* WHAT TO WORK ON: Return each line of the data below exactly, omitting any pictures.

* DATA EXTRACT:
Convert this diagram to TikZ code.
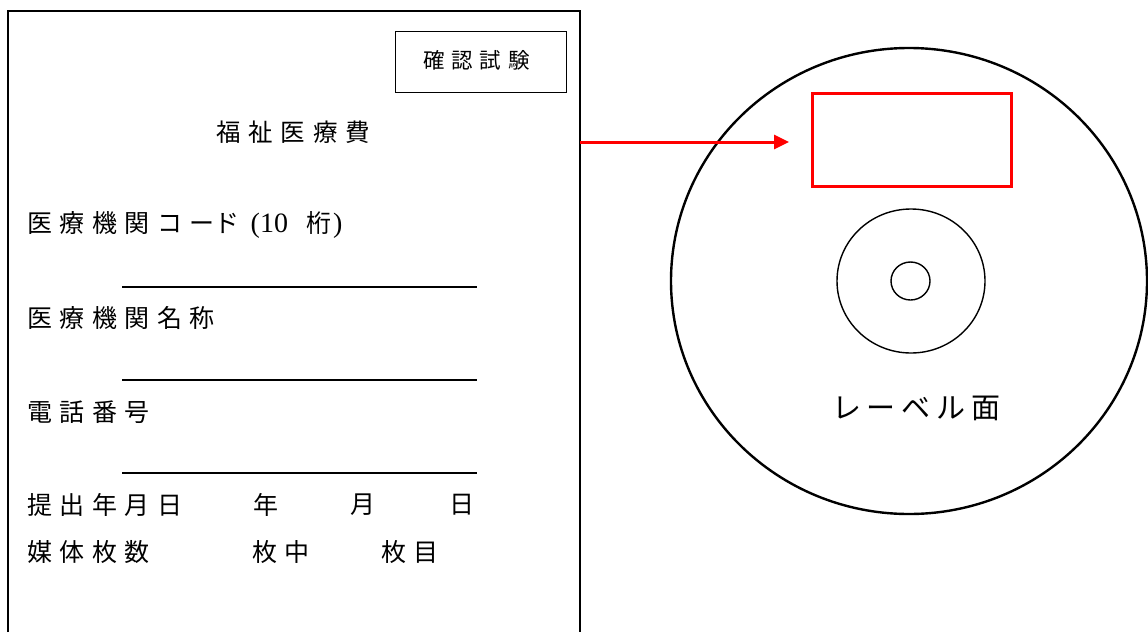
\documentclass[tikz,border=0pt]{standalone}
\usepackage{fontspec}
\setmainfont{Liberation Serif}
\newfontfamily\cjk{Noto Sans CJK JP}[LetterSpace=30]
\newfontfamily\cjkn{Noto Sans CJK JP}
\newfontfamily\cjkt{Noto Sans CJK JP}[LetterSpace=32]
\newfontfamily\cjkb{Noto Sans CJK JP}[LetterSpace=20]
\usetikzlibrary{arrows.meta,shapes.geometric}
\begin{document}
\begin{tikzpicture}[x=1pt,y=-1pt,
  txt/.style={anchor=west,inner sep=0pt,font=\fontsize{25}{28}\selectfont\cjk},
  uline/.style={line width=2pt},
  redbox/.style={draw=red,line width=3pt,minimum width=199pt,minimum height=93pt,inner sep=0pt},
  redarrow/.style={draw=red,line width=3pt,-{Triangle[length=15pt,width=14pt]}}]
\useasboundingbox (0,0) rectangle (1148,632);
% card
\draw[line width=1.6pt] (8,632) -- (8,11) -- (580,11) -- (580,632);
\coordinate (cardE) at (580,142);
\node[draw,line width=1.4pt,minimum width=171pt,minimum height=61pt,inner sep=0pt] (test) at (481,62) {};
\node[anchor=west,inner sep=0pt,font=\fontsize{21.5}{24}\selectfont\cjkt] (testlbl) at (423,60) {確認試験};
\node[anchor=west,inner sep=0pt,font=\fontsize{24.5}{28}\selectfont\cjkt] (title) at (216,132) {福祉医療費};
\node[txt] (code) at (27,225) {医療機関コー{\cjkn ド}\hspace{11pt}{\rmfamily\fontsize{28}{30}\selectfont(10}\hspace{18pt}{\cjkn 桁}\hspace{2pt}{\rmfamily\fontsize{28}{30}\selectfont)}};
\coordinate (l1a) at (122,287); \coordinate (l1b) at (477,287);
\draw[uline] (l1a) -- (l1b);
\node[txt] (name) at (27,318) {医療機関名称};
\coordinate (l2a) at (122,380); \coordinate (l2b) at (477,380);
\draw[uline] (l2a) -- (l2b);
\node[txt] (tel) at (27,412) {電話番号};
\coordinate (l3a) at (122,473); \coordinate (l3b) at (477,473);
\draw[uline] (l3a) -- (l3b);
\node[txt] (date) at (27,505) {提出年月日};
\node[txt] (year) at (253,505) {年};
\node[txt] (month) at (350,505) {月};
\node[txt] (day) at (449,505) {日};
\node[txt] (media) at (27,552) {媒体枚数};
\node[txt] (of) at (252,552) {枚中};
\node[txt] (nth) at (381,552) {枚目};
% disc
\node[draw,ellipse,line width=2.4pt,minimum width=476pt,minimum height=466pt,inner sep=0pt] (disc) at (909,281) {};
\node[draw,ellipse,line width=1.4pt,minimum width=148pt,minimum height=144pt,inner sep=0pt] (hub) at (911,281) {};
\node[draw,ellipse,line width=1.4pt,minimum width=39pt,minimum height=38pt,inner sep=0pt] (hole) at (910.5,281) {};
\node[anchor=west,inner sep=0pt,font=\fontsize{29}{32}\selectfont\cjkb] (lbl) at (832,408) {レーベル面};
\node[redbox] (area) at (912,140) {};
\coordinate (tip) at (789,142);
\draw[redarrow] (cardE) -- (tip);
\end{tikzpicture}
\end{document}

* SOLUTION TO THIS TASK:
Convert this diagram to TikZ code.
\documentclass[tikz,border=0pt]{standalone}
\usepackage{fontspec}
\setmainfont{Liberation Serif}
\newfontfamily\cjk{Noto Sans CJK JP}[LetterSpace=30]
\newfontfamily\cjkn{Noto Sans CJK JP}
\newfontfamily\cjkt{Noto Sans CJK JP}[LetterSpace=32]
\newfontfamily\cjkb{Noto Sans CJK JP}[LetterSpace=20]
\usetikzlibrary{arrows.meta,shapes.geometric}
\begin{document}
\begin{tikzpicture}[x=1pt,y=-1pt,
  txt/.style={anchor=west,inner sep=0pt,font=\fontsize{25}{28}\selectfont\cjk},
  uline/.style={line width=2pt},
  redbox/.style={draw=red,line width=3pt,minimum width=199pt,minimum height=93pt,inner sep=0pt},
  redarrow/.style={draw=red,line width=3pt,-{Triangle[length=15pt,width=14pt]}}]
\useasboundingbox (0,0) rectangle (1148,632);
% card
\draw[line width=1.6pt] (8,632) -- (8,11) -- (580,11) -- (580,632);
\coordinate (cardE) at (580,142);
\node[draw,line width=1.4pt,minimum width=171pt,minimum height=61pt,inner sep=0pt] (test) at (481,62) {};
\node[anchor=west,inner sep=0pt,font=\fontsize{21.5}{24}\selectfont\cjkt] (testlbl) at (423,60) {確認試験};
\node[anchor=west,inner sep=0pt,font=\fontsize{24.5}{28}\selectfont\cjkt] (title) at (216,132) {福祉医療費};
\node[txt] (code) at (27,225) {医療機関コー{\cjkn ド}\hspace{11pt}{\rmfamily\fontsize{28}{30}\selectfont(10}\hspace{18pt}{\cjkn 桁}\hspace{2pt}{\rmfamily\fontsize{28}{30}\selectfont)}};
\coordinate (l1a) at (122,287); \coordinate (l1b) at (477,287);
\draw[uline] (l1a) -- (l1b);
\node[txt] (name) at (27,318) {医療機関名称};
\coordinate (l2a) at (122,380); \coordinate (l2b) at (477,380);
\draw[uline] (l2a) -- (l2b);
\node[txt] (tel) at (27,412) {電話番号};
\coordinate (l3a) at (122,473); \coordinate (l3b) at (477,473);
\draw[uline] (l3a) -- (l3b);
\node[txt] (date) at (27,505) {提出年月日};
\node[txt] (year) at (253,505) {年};
\node[txt] (month) at (350,505) {月};
\node[txt] (day) at (449,505) {日};
\node[txt] (media) at (27,552) {媒体枚数};
\node[txt] (of) at (252,552) {枚中};
\node[txt] (nth) at (381,552) {枚目};
% disc
\node[draw,ellipse,line width=2.4pt,minimum width=476pt,minimum height=466pt,inner sep=0pt] (disc) at (909,281) {};
\node[draw,ellipse,line width=1.4pt,minimum width=148pt,minimum height=144pt,inner sep=0pt] (hub) at (911,281) {};
\node[draw,ellipse,line width=1.4pt,minimum width=39pt,minimum height=38pt,inner sep=0pt] (hole) at (910.5,281) {};
\node[anchor=west,inner sep=0pt,font=\fontsize{29}{32}\selectfont\cjkb] (lbl) at (832,408) {レーベル面};
\node[redbox] (area) at (912,140) {};
\coordinate (tip) at (789,142);
\draw[redarrow] (cardE) -- (tip);
\end{tikzpicture}
\end{document}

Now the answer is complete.